RECORDED INFORMATION

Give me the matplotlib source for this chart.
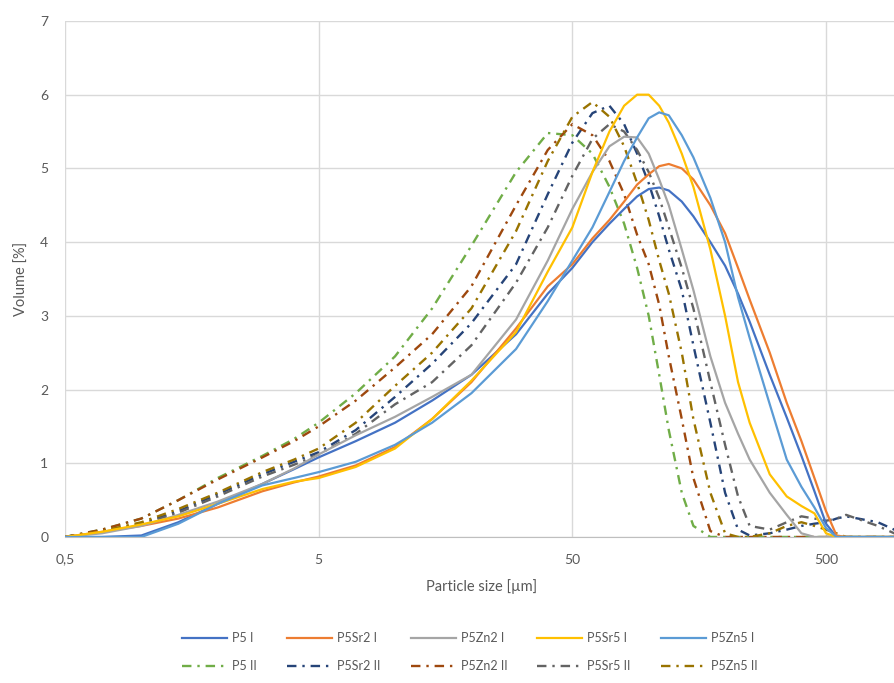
import numpy as np
import matplotlib
matplotlib.use('Agg')
import matplotlib.pyplot as plt

# particle size grid [um]
size = [0.5, 0.7, 1, 1.4, 2, 3, 4, 5, 7, 10,
        14, 20, 30, 40, 50, 60, 70, 80, 90, 100,
        110, 120, 135, 150, 175, 200, 225, 250, 300, 350,
        400, 450, 500, 550, 600, 800, 1000]

# volume [%]
p5_1 = [0, 0, 0.02, 0.2, 0.45, 0.72, 0.92, 1.08, 1.3, 1.55,
        1.85, 2.2, 2.75, 3.3, 3.65, 4.0, 4.25, 4.45, 4.62, 4.72,
        4.74, 4.7, 4.55, 4.35, 4.0, 3.68, 3.3, 2.92, 2.2, 1.62,
        1.1, 0.62, 0.18, 0, 0, 0, 0]
p5sr2_1 = [0, 0.07, 0.15, 0.25, 0.4, 0.62, 0.74, 0.82, 0.97, 1.22,
           1.6, 2.1, 2.83, 3.4, 3.7, 4.05, 4.3, 4.55, 4.78, 4.92,
           5.03, 5.06, 5.0, 4.85, 4.5, 4.12, 3.65, 3.22, 2.5, 1.82,
           1.3, 0.8, 0.35, 0.02, 0, 0, 0]
p5zn2_1 = [0, 0.05, 0.15, 0.3, 0.48, 0.72, 0.93, 1.12, 1.38, 1.63,
           1.9, 2.2, 2.95, 3.75, 4.45, 4.95, 5.3, 5.43, 5.42, 5.2,
           4.85, 4.5, 3.9, 3.35, 2.45, 1.82, 1.4, 1.05, 0.6, 0.3,
           0.05, 0, 0, 0, 0, 0, 0]
p5sr5_1 = [0, 0.07, 0.17, 0.28, 0.45, 0.65, 0.75, 0.8, 0.95, 1.2,
           1.6, 2.12, 2.78, 3.6, 4.2, 4.95, 5.5, 5.85, 6.0, 6.0,
           5.85, 5.62, 5.2, 4.75, 3.9, 3.0, 2.1, 1.55, 0.85, 0.55,
           0.42, 0.32, 0.05, 0, 0, 0, 0]
p5zn5_1 = [0, 0, 0, 0.18, 0.45, 0.7, 0.8, 0.88, 1.02, 1.25,
           1.55, 1.95, 2.55, 3.2, 3.75, 4.2, 4.68, 5.1, 5.42, 5.68,
           5.76, 5.72, 5.45, 5.15, 4.6, 4.0, 3.25, 2.7, 1.8, 1.05,
           0.68, 0.4, 0.12, 0, 0, 0, 0]

p5_2 = [0, 0.1, 0.25, 0.5, 0.8, 1.1, 1.33, 1.55, 1.95, 2.45,
        3.1, 3.95, 4.95, 5.48, 5.45, 5.2, 4.75, 4.25, 3.65, 3.0,
        2.2, 1.45, 0.6, 0.15, 0, 0, 0, 0, 0, 0,
        0, 0, 0, 0, 0, 0, 0]
p5sr2_2 = [0, 0.08, 0.18, 0.35, 0.58, 0.85, 1.02, 1.15, 1.45, 1.9,
           2.35, 2.9, 3.7, 4.65, 5.35, 5.75, 5.85, 5.6, 5.2, 4.8,
           4.35, 3.9, 3.35, 2.6, 1.55, 0.6, 0.1, 0.02, 0.05, 0.1,
           0.15, 0.18, 0.2, 0.25, 0.28, 0.2, 0.05]
p5zn2_2 = [0, 0.1, 0.25, 0.5, 0.78, 1.08, 1.3, 1.5, 1.85, 2.3,
           2.75, 3.4, 4.5, 5.25, 5.6, 5.45, 5.1, 4.65, 4.1, 3.7,
           3.15, 2.45, 1.6, 0.8, 0.08, 0, 0, 0, 0, 0,
           0, 0, 0, 0, 0, 0, 0]
p5sr5_2 = [0, 0.07, 0.17, 0.33, 0.55, 0.82, 0.98, 1.12, 1.4, 1.8,
           2.1, 2.6, 3.45, 4.2, 4.9, 5.4, 5.6, 5.5, 5.25, 4.95,
           4.6, 4.2, 3.65, 3.1, 2.1, 1.25, 0.55, 0.15, 0.1, 0.2,
           0.28, 0.25, 0.22, 0.25, 0.3, 0.15, 0]
p5zn5_2 = [0, 0.08, 0.2, 0.38, 0.6, 0.88, 1.05, 1.2, 1.55, 2.05,
           2.5, 3.1, 4.15, 5.1, 5.7, 5.9, 5.7, 5.3, 4.8, 4.3,
           3.75, 3.3, 2.5, 1.6, 0.6, 0.05, 0, 0, 0.05, 0.15,
           0.2, 0.15, 0.1, 0.05, 0, 0, 0]

labels_1 = ['P5 I', 'P5Sr2 I', 'P5Zn2 I', 'P5Sr5 I', 'P5Zn5 I']
labels_2 = ['P5 II', 'P5Sr2 II', 'P5Zn2 II', 'P5Sr5 II', 'P5Zn5 II']
colors_1 = ['#4472C4', '#ED7D31', '#A5A5A5', '#FFC000', '#5B9BD5']
colors_2 = ['#70AD47', '#264478', '#9E480E', '#636363', '#997300']

xticks = [0.5, 5, 50, 500]
xtick_labels = ['0,5', '5', '50', '500']

plt.rcParams['font.family'] = ['Lato', 'DejaVu Sans']
txt = '#595959'

fig = plt.figure(figsize=(8.95, 6.83), dpi=100)
ax = fig.add_axes([0.0726, 0.2138, 0.93, 0.7555])

handles = []
for s1, s2, l1, l2, c1, c2 in zip([p5_1, p5sr2_1, p5zn2_1, p5sr5_1, p5zn5_1],
                                  [p5_2, p5sr2_2, p5zn2_2, p5sr5_2, p5zn5_2],
                                  labels_1, labels_2, colors_1, colors_2):
    h1, = ax.plot(size, s1, color=c1, lw=1.6, label=l1, zorder=3)
    h2, = ax.plot(size, s2, color=c2, lw=1.7, label=l2,
                  linestyle=(0, (4, 2.5, 1, 2.5)), zorder=2)
    # legend order: row 1 = series I, row 2 = series II
    handles += [h1, h2]

ax.set_xscale('log')
ax.set_xlim(0.5, 955)
ax.set_ylim(0, 7)
ax.set_xticks(xticks)
ax.set_xticklabels(xtick_labels)
ax.minorticks_off()
ax.set_yticks(range(8))
ax.tick_params(length=0, colors=txt, labelsize=10, pad=12)
ax.grid(True, color='#D9D9D9', lw=1)
ax.set_axisbelow(True)
for sp in ['top', 'right', 'left']:
    ax.spines[sp].set_visible(False)
ax.spines['bottom'].set_color('#BFBFBF')

ax.set_xlabel('Particle size [µm]', color=txt, fontsize=10.5, labelpad=10)
ax.set_ylabel('Volume [%]', color=txt, fontsize=10.5, labelpad=8)

fig.legend(handles=handles, loc='center', bbox_to_anchor=(0.525, 0.045), ncol=5,
           frameon=False, fontsize=9, handlelength=3.6, columnspacing=2.4,
           handletextpad=0.4, labelcolor=txt, labelspacing=1.3)

fig.savefig('out.png', dpi=100)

EXERCISE DESCRIPTION
From the first line of the material down to the line containing "400, 450, 500, 550, 600, 800, 1000]", inclusive, return each line exactly, skipping any picture.

RIGHT ANSWER
Give me the matplotlib source for this chart.
import numpy as np
import matplotlib
matplotlib.use('Agg')
import matplotlib.pyplot as plt

# particle size grid [um]
size = [0.5, 0.7, 1, 1.4, 2, 3, 4, 5, 7, 10,
        14, 20, 30, 40, 50, 60, 70, 80, 90, 100,
        110, 120, 135, 150, 175, 200, 225, 250, 300, 350,
        400, 450, 500, 550, 600, 800, 1000]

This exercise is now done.